Should Big Rigs Be Supersize?

You drive next to a big rig on the highway. Has anyone ever that thought they are not big enough?

Well, your consumer concerns are not even in the radar of Kraft Foods Inc., MillerCoors, or Coca-Cola, which would all like trucks to be bigger so they can carry more product around the country on fewer trips. The companies then save money on gas.

Kraft is part of 150 companies that are lobbying Congress to allow trucks 20% heavier on the nation’s roadways, according to Chicago Breaking Business. Instead of the maximum of 80,000 pounds, they could weigh up to 97,000 pounds. Mega-trucks could add two, even three trailers to allow for the heavier loads, bringing the length up to 120 feet up from the current limit on most interstates of 53 feet.

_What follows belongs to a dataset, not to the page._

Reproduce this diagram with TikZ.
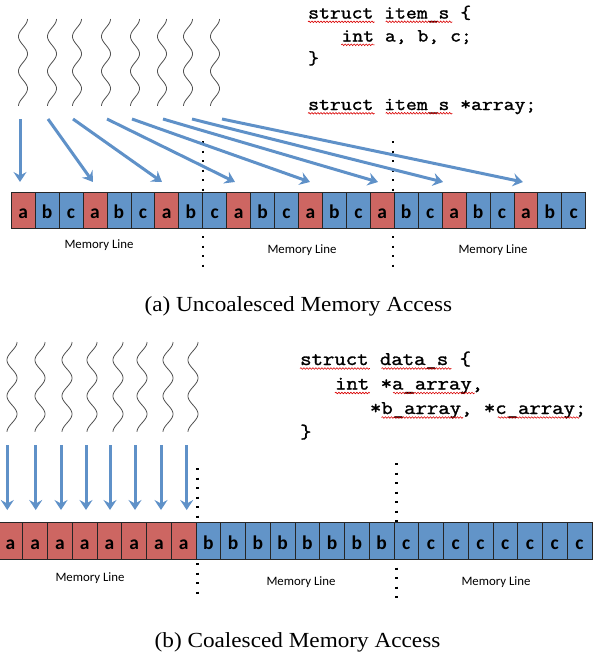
\documentclass[tikz,border=0pt]{standalone}
\usepackage{fontspec}
\setmainfont{Liberation Serif}
\newfontfamily\calfont{Carlito}
\newfontfamily\codefont{Latin Modern Mono}[FakeBold=1.5, FakeStretch=1.14]
\usetikzlibrary{arrows.meta,decorations.pathmorphing}
\definecolor{cellred}{RGB}{205,102,98}
\definecolor{cellblue}{RGB}{98,148,200}
\definecolor{arrowblue}{RGB}{95,145,200}
\definecolor{threadgray}{RGB}{80,80,80}
\tikzset{
  cellA/.style={draw=black!85, line width=0.8pt, inner sep=0pt, minimum width=23.94pt, minimum height=35.6pt,
    text height=16pt, text depth=0pt, font=\calfont\bfseries\fontsize{19.5}{19.5}\selectfont},
  cellB/.style={draw=black!85, line width=0.8pt, inner sep=0pt, minimum width=24.75pt, minimum height=36.3pt,
    text height=17pt, text depth=0pt, font=\calfont\bfseries\fontsize{19.5}{19.5}\selectfont},
  memlabel/.style={anchor=base, inner sep=0pt, font=\calfont\fontsize{12.8}{12.8}\selectfont},
  codeA/.style={anchor=base west, inner sep=0pt, font=\codefont\fontsize{18.5}{18.5}\selectfont},
  codeB/.style={anchor=base west, inner sep=0pt, font=\codefont\fontsize{19.4}{19.4}\selectfont},
  captionstyle/.style={anchor=base, inner sep=0pt, font=\fontsize{21.5}{21.5}\selectfont},
  thread/.style={threadgray, line width=0.8pt},
  memarrow/.style={arrowblue, line width=3pt, -{Stealth[length=10pt,width=13pt,inset=3.5pt]}},
  dotline/.style={black, line width=2.2pt, dash pattern=on 2.2pt off 7.3pt},
  wavy/.style={red!85!black, line width=0.6pt, decorate, decoration={snake, amplitude=0.8pt, segment length=3pt}}
}
\begin{document}
\begin{tikzpicture}[x=1pt,y=-1pt]
\useasboundingbox (0,0) rectangle (595,657);
\clip (0,0) rectangle (595,657);

% ---------------- (a) uncoalesced ----------------
\foreach \cx in {23,52,77,106,135,162,188,215}
  \draw[thread] plot[domain=0:1, samples=90, smooth, variable=\t] ({\cx+4.5*cos(900*\t)}, {19+87*\t});

\draw[dotline] (202.7,141) -- (202.7,269);
\draw[dotline] (392.7,141) -- (392.7,269);

\foreach \i in {0,...,7} {
  \node[cellA, fill=cellred]  (ua\i) at ({11.2+(3*\i+0.5)*23.94}, 210.5) {a};
  \node[cellA, fill=cellblue] (ub\i) at ({11.2+(3*\i+1.5)*23.94}, 210.5) {b};
  \node[cellA, fill=cellblue] (uc\i) at ({11.2+(3*\i+2.5)*23.94}, 210.5) {c};
}

\foreach \n/\tx/\hx in {1/20/20, 2/48/93, 3/73/162, 4/107/235, 5/132/310, 6/163/378, 7/192/443, 8/222/523} {
  \coordinate (ta\n) at (\tx,119);
  \coordinate (ha\n) at (\hx,182);
  \draw[memarrow] (ta\n) -- (ha\n);
}

\node[memlabel] (mla1) at (99,248.5) {Memory Line};
\node[memlabel] (mla2) at (302,253.5) {Memory Line};
\node[memlabel] (mla3) at (493,253.5) {Memory Line};

\node[codeA] (ca1) at (308,18.5) {struct item\_s \{};
\node[codeA] (ca2) at (341.3,41.5) {int a, b, c;};
\node[codeA] (ca3) at (308,64) {\}};
\node[codeA] (ca5) at (308,110) {struct item\_s *array;};
\draw[wavy] (308,21.8) -- (374.6,21.8);
\draw[wavy] (385.7,21.8) -- (452.3,21.8);
\draw[wavy] (341.3,44.8) -- (374.6,44.8);
\draw[wavy] (308,113.3) -- (374.6,113.3);
\draw[wavy] (385.7,113.3) -- (452.3,113.3);

\node[captionstyle] (capa) at (298.3,311) {\scalebox{1.08}[1]{(a) Uncoalesced Memory Access}};

% ---------------- (b) coalesced ----------------
\foreach \cx in {12,40,67,92,118,142,168,193}
  \draw[thread] plot[domain=0:1, samples=90, smooth, variable=\t] ({\cx+5*cos(900*\t)}, {342+90*\t});

\draw[dotline] (197.5,468) -- (197.5,600);
\draw[dotline] (396.5,463) -- (396.5,600);

\foreach \i in {0,...,7} {
  \node[cellB, fill=cellred]  (ca\i) at ({-2.05+(\i+0.5)*24.75}, 540.8) {a};
  \node[cellB, fill=cellblue] (cb\i) at ({-2.05+(\i+8.5)*24.75}, 540.8) {b};
  \node[cellB, fill=cellblue] (cc\i) at ({-2.05+(\i+16.5)*24.75}, 540.8) {c};
}

\foreach \n/\tx in {1/7.3, 2/35.7, 3/61, 4/86, 5/110, 6/135, 7/161, 8/186.7} {
  \coordinate (tb\n) at (\tx,445);
  \coordinate (hb\n) at (\tx,510);
  \draw[memarrow] (tb\n) -- (hb\n);
}

\node[memlabel] (mlb1) at (90,581) {Memory Line};
\node[memlabel] (mlb2) at (301,585) {Memory Line};
\node[memlabel] (mlb3) at (496,585.5) {Memory Line};

\node[codeB] (cbl1) at (300,365) {struct data\_s \{};
\node[codeB] (cbl2) at (334.9,389.5) {int *a\_array,};
\node[codeB] (cbl3) at (369.8,414) {*b\_array, *c\_array;};
\node[codeB] (cbl4) at (300,438) {\}};
\draw[wavy] (300,368.5) -- (369.8,368.5);
\draw[wavy] (381.5,368.5) -- (451.3,368.5);
\draw[wavy] (334.9,393) -- (369.8,393);
\draw[wavy] (393.1,393) -- (474.6,393);
\draw[wavy] (381.5,417.5) -- (463,417.5);
\draw[wavy] (497.8,417.5) -- (579.3,417.5);

\node[captionstyle] (capb) at (297.5,647) {\scalebox{1.08}[1]{(b) Coalesced Memory Access}};
\end{tikzpicture}
\end{document}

But consider that heavier trucks increase the likelihood for more catastrophic failures of our bridges, such as the collapse of the I-35 Bridge in Minneapolis where 13 people were killed and 145 were seriously injured.

Nineteen western governors like the idea of the “double” and “triple” tractor trailers. It’s already happened in the train industry. Union Pacific Corp. ran a test of a “monster train” that ran 3.4 miles through Southern California. Union Pacific failed to alert local authorities of the test. Imagine what could happen if an emergency vehicle had to cross the tracks when this monster was passing through?

There is a bill in the House and one in the Senate to allow for the larger big-rigs. Rep. Michael Michaud (D-Maine) proposes raising the weight limit to 97,000 pounds.

In the last 50 years, the trucking industry has been relentless in its push to put larger and larger trucks on the road and to push its drivers to log longer and longer hours behind the wheel. Sen. Frank Lautenberg (D., N.J.) and Rep Jim McGovern (D., Mass.) have filed legislation to ban bigger and heavier trucks.

Where do consumers weigh in? Truck Safety Coalition’s Jane Mathis, who lost a son and his wife in a big rig accident in Florida says, “We don’t need bigger trucks; we need safer trucks,” in her support of the Lautenberg bill.

This concerns Florida truck accident attorneys and personal injury lawyers throughout the nation.